1–2 hours per interviewee

How to do it

  1. Create a guide for yourself of some topics you’d like to ask about, and some specific questions as a back up. Questions will often concern the individual’s role, the organization, the individuals’ needs, and metrics for success of the project.
  2. Sit down one-on-one with the participant, or two-on-one with a note-taker or joint interviewer, in a focused environment. Introduce yourself. Explain the premise for the interview as far as you can without biasing their responses.
  3. Follow the conversation where the participant takes it. They will focus on their priorities and interests. Be comfortable with silences, which allow the participant to elaborate. To keep from getting entirely off course, use your interview guide to make sure you cover what you need to. Ask lots of “why is that” and “how do you do that” questions.
  4. If there are other products they use or your product doesn’t have constraints imposed by prior work, observe the stakeholders using a competing product and consider a comparative analysis.

Additional resources

Applied in government research

No PRA implications.
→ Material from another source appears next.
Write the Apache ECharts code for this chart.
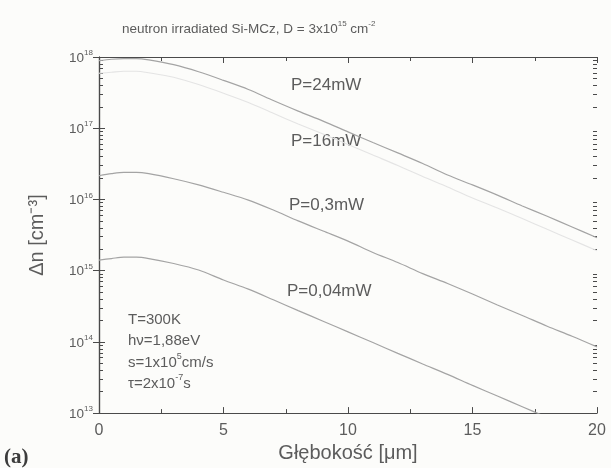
<!DOCTYPE html>
<html>
<head>
<meta charset="utf-8">
<script src="https://cdn.jsdelivr.net/npm/echarts@6/dist/echarts.min.js"></script>
<style>
html,body{margin:0;padding:0;background:#fcfcfa;}
#c{width:611px;height:468px;}
</style>
</head>
<body>
<div id="c"></div>
<script>
// depth [μm]
const depth = [0, 0.5, 1, 1.5, 2, 3, 4, 5, 6, 7, 8, 9, 10, 11, 12, 13, 14, 15, 16, 17, 18, 19, 20];
// Δn [cm^-3]
const p24mW = [8.9e17, 9.3e17, 9.5e17, 9.5e17, 9.1e17, 7.8e17, 6.2e17, 4.7e17, 3.5e17, 2.45e17, 1.74e17, 1.26e17, 8.9e16, 6.3e16, 4.5e16, 3.2e16, 2.2e16, 1.6e16, 1.15e16, 8.1e15, 5.8e15, 4.1e15, 2.9e15];
const p16mW = [5.9e17, 6.1e17, 6.3e17, 6.3e17, 6.0e17, 5.2e17, 4.1e17, 3.1e17, 2.3e17, 1.62e17, 1.15e17, 8.3e16, 5.9e16, 4.2e16, 3.0e16, 2.1e16, 1.5e16, 1.05e16, 7.6e15, 5.4e15, 3.8e15, 2.7e15, 1.9e15];
const p03mW = [2.15e16, 2.3e16, 2.4e16, 2.4e16, 2.3e16, 1.95e16, 1.6e16, 1.26e16, 9.8e15, 7.1e15, 5.0e15, 3.6e15, 2.6e15, 1.8e15, 1.3e15, 9.1e14, 6.6e14, 4.7e14, 3.3e14, 2.35e14, 1.66e14, 1.2e14, 8.5e13];
const p004mW = [1.41e15, 1.48e15, 1.55e15, 1.55e15, 1.48e15, 1.26e15, 1.02e15, 7.4e14, 5.5e14, 3.9e14, 2.75e14, 1.95e14, 1.38e14, 9.8e13, 6.9e13, 4.9e13, 3.5e13, 2.45e13, 1.74e13, 1.23e13, 8.7e12, null, null];
const seriesNames = ['P=24mW', 'P=16mW', 'P=0,3mW', 'P=0,04mW'];
const xTicks = [0, 5, 10, 15, 20];

const pairs = arr => depth.map((x, i) => [x, arr[i]]).filter(p => p[1] !== null);

// log-space minor tick positions (2..9 x 10^n)
const minorLog = [];
for (let d = 13; d < 18; d++) for (let m = 2; m <= 9; m++) minorLog.push(d + Math.log10(m));

const axisCol = '#4a4a4a';
const txtCol = '#5c5c5c';
const lineCol = '#a4a4a4';
const FF = 'Liberation Sans';
const axisRich = {
  b: {fontSize: 13.5, color: txtCol, fontFamily: FF, lineHeight: 16, verticalAlign: 'bottom'},
  s: {fontSize: 8, color: txtCol, fontFamily: FF, lineHeight: 16, verticalAlign: 'top'}
};
const gRich = {
  b: {fontSize: 15, fill: txtCol, fontFamily: FF, lineHeight: 18, verticalAlign: 'bottom'},
  s: {fontSize: 9, fill: txtCol, fontFamily: FF, lineHeight: 18, verticalAlign: 'top'}
};

const grid = {left: 99, right: 14, top: 57, bottom: 47};

const chart = echarts.init(document.getElementById('c'), null, {renderer: 'canvas'});
const baseY = {
  min: 1e13, max: 1e18, logBase: 10,
  axisLine: {show: true, lineStyle: {color: axisCol, width: 1.2}},
  splitLine: {show: false}
};
chart.setOption({
  backgroundColor: '#fcfcfa',
  animation: false,
  title: {
    text: '{a|neutron irradiated Si-MCz, D = 3x10}{s|15}{a| cm}{s|-2}',
    left: 117, top: 15,
    textStyle: {
      fontWeight: 'normal',
      rich: {
        a: {fontSize: 13.5, fontWeight: 'normal', color: txtCol, fontFamily: FF, lineHeight: 16, verticalAlign: 'bottom'},
        s: {fontSize: 8, fontWeight: 'normal', color: txtCol, fontFamily: FF, lineHeight: 16, verticalAlign: 'top'}
      }
    }
  },
  grid: grid,
  xAxis: [{
    type: 'value', min: 0, max: 20, interval: 5, position: 'bottom',
    axisLine: {show: true, onZero: false, lineStyle: {color: axisCol, width: 1.2}},
    axisTick: {show: true, inside: true, length: 6, lineStyle: {color: axisCol}},
    minorTick: {show: true, splitNumber: 2, length: 4, lineStyle: {color: axisCol}},
    splitLine: {show: false},
    axisLabel: {color: txtCol, fontSize: 16, fontFamily: FF, margin: 9,
      customValues: xTicks},
    name: 'Głębokość [μm]', nameLocation: 'middle', nameGap: 26,
    nameTextStyle: {color: txtCol, fontSize: 20, fontFamily: FF}
  }, {
    type: 'value', min: 0, max: 20, interval: 5, position: 'top',
    axisLine: {show: true, onZero: false, lineStyle: {color: axisCol, width: 1.2}},
    axisTick: {show: true, inside: true, length: 6, lineStyle: {color: axisCol}},
    minorTick: {show: true, splitNumber: 2, length: 4, lineStyle: {color: axisCol}},
    splitLine: {show: false},
    axisLabel: {show: false}
  }],
  yAxis: [Object.assign({}, baseY, {
    type: 'log', position: 'left',
    axisTick: {show: true, inside: true, length: 6, lineStyle: {color: axisCol}},
    axisLabel: {
      margin: 6,
      formatter: v => '{b|10}{s|' + Math.round(Math.log10(v)) + '}',
      rich: axisRich
    },
    name: 'Δn [cm⁻³]', nameLocation: 'middle', nameGap: 52, nameRotate: 90,
    nameTextStyle: {color: txtCol, fontSize: 20, fontFamily: FF}
  }), Object.assign({}, baseY, {
    type: 'log', position: 'right',
    axisTick: {show: true, inside: true, length: 6, lineStyle: {color: axisCol}},
    axisLabel: {show: false}
  }), {
    type: 'value', min: 13, max: 18, position: 'left',
    axisLine: {show: false}, splitLine: {show: false}, axisLabel: {show: false},
    axisTick: {show: true, inside: true, length: 4, customValues: minorLog, lineStyle: {color: axisCol}}
  }, {
    type: 'value', min: 13, max: 18, position: 'right',
    axisLine: {show: false}, splitLine: {show: false}, axisLabel: {show: false},
    axisTick: {show: true, inside: true, length: 4, customValues: minorLog, lineStyle: {color: axisCol}}
  }],
  series: [
    {name: seriesNames[0], data: pairs(p24mW), color: lineCol, lineWidth: 1.2},
    {name: seriesNames[1], data: pairs(p16mW), color: '#e4e4e4', lineWidth: 1.1},
    {name: seriesNames[2], data: pairs(p03mW), color: lineCol, lineWidth: 1.2},
    {name: seriesNames[3], data: pairs(p004mW), color: lineCol, lineWidth: 1.2}
  ].map(s => ({
    type: 'line', name: s.name, data: s.data, xAxisIndex: 0, yAxisIndex: 0,
    smooth: 0.3, showSymbol: false, clip: true,
    lineStyle: {color: s.color, width: s.lineWidth}
  })),
  graphic: [
    {type: 'text', left: 291, top: 77, style: {text: seriesNames[0], fill: txtCol, font: '17px "Liberation Sans"'}},
    {type: 'text', left: 291, top: 133, style: {text: seriesNames[1], fill: txtCol, font: '17px "Liberation Sans"'}},
    {type: 'text', left: 289, top: 197, style: {text: seriesNames[2], fill: txtCol, font: '17px "Liberation Sans"'}},
    {type: 'text', left: 287, top: 283, style: {text: seriesNames[3], fill: txtCol, font: '17px "Liberation Sans"'}},
    {type: 'text', left: 128, top: 312, style: {text: 'T=300K', fill: txtCol, font: '15px "Liberation Sans"'}},
    {type: 'text', left: 128, top: 333, style: {text: 'hν=1,88eV', fill: txtCol, font: '15px "Liberation Sans"'}},
    {type: 'text', left: 128, top: 352, style: {text: '{b|s=1x10}{s|5}{b|cm/s}', rich: gRich}},
    {type: 'text', left: 128, top: 373, style: {text: '{b|τ=2x10}{s|-7}{b|s}', rich: gRich}},
    {type: 'text', left: 4, top: 447, style: {text: '(a)', fill: '#3c3c3c', font: 'bold 21px "Liberation Serif"'}}
  ]
});
</script>
</body>
</html>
The PRA explicitly exempts direct observation and non-standardized conversation, 5 CFR 1320.3(h)3. See the methods for Recruiting and Privacy for more tips on taking input from the public.

18F

UX questionnaire

What

An introductory exercise teams can use to get alignment on the scope of the project and to begin planning the user design of its components.

Why

To determine how the product appeals to users, and to assist in finding necessary changes before decisions have been made.

Time required

10-30 minutes

How to do it

  1. Use our UX Questionnaire and get together as a team to talk through the questions, making sure to record your answers where all team members can access them.
  2. As you go through the Discovery phase, refer back to your answers to help inform the design process.